Seaman Work Environment

A seaman’s work environment is predominantly aboard ships, where space is both a workplace and living quarters, demanding adaptability to confined areas. The deck or engine room serves as the primary workspace, equipped with specialized maritime tools and machinery, necessitating strict adherence to safety protocols to mitigate the inherent risks of maritime operations.

Uniforms are standard, reflecting the practical and safety requirements of sea life. The culture aboard is shaped by the necessity for teamwork and discipline, with a hierarchy that defines roles and responsibilities clearly.
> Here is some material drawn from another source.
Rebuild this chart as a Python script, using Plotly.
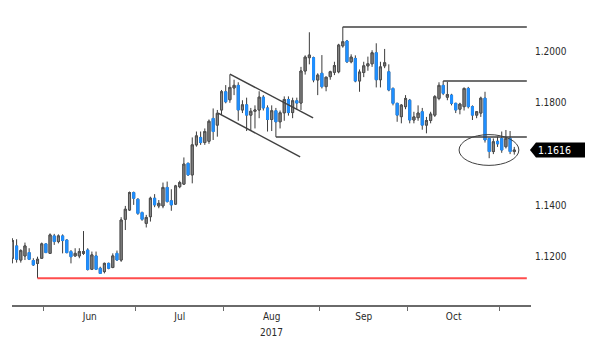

Work hours are irregular, governed by watchkeeping duties that ensure the vessel’s continuous operation, leading to unique challenges in maintaining work-life balance.

Noise levels can be high, especially in the engine room, and the pace of work varies with the ship’s operations. Interaction with others is constant and crucial for safety and efficiency. Despite the challenges, the opportunity for travel and the camaraderie among crew members create a unique and rewarding professional environment.

Advancement Prospects

A seaman’s career advancement is largely determined by accumulating sea time and passing competency exams. Starting as an Ordinary Seaman, the first step up is to Able Seaman, requiring specific sea time and a professional exam. Further progression to a Deck Officer or Engineer position involves more sea time, rigorous training, and passing additional licensing exams.

For those aiming at command positions, such as Captain or Chief Engineer, extensive experience, leadership skills, and a deep understanding of maritime laws are essential. These roles demand years of sea time and passing a series of advanced examinations.

Specialization also offers advancement paths. Seamen can pursue careers in areas like safety, navigation, environmental protection, or technical operations on board. Each specialty may require additional certifications and proven expertise in the field.

Ultimately, a seaman’s advancement hinges on practical experience, professional exams, and specialization, leading to higher responsibilities and roles on board.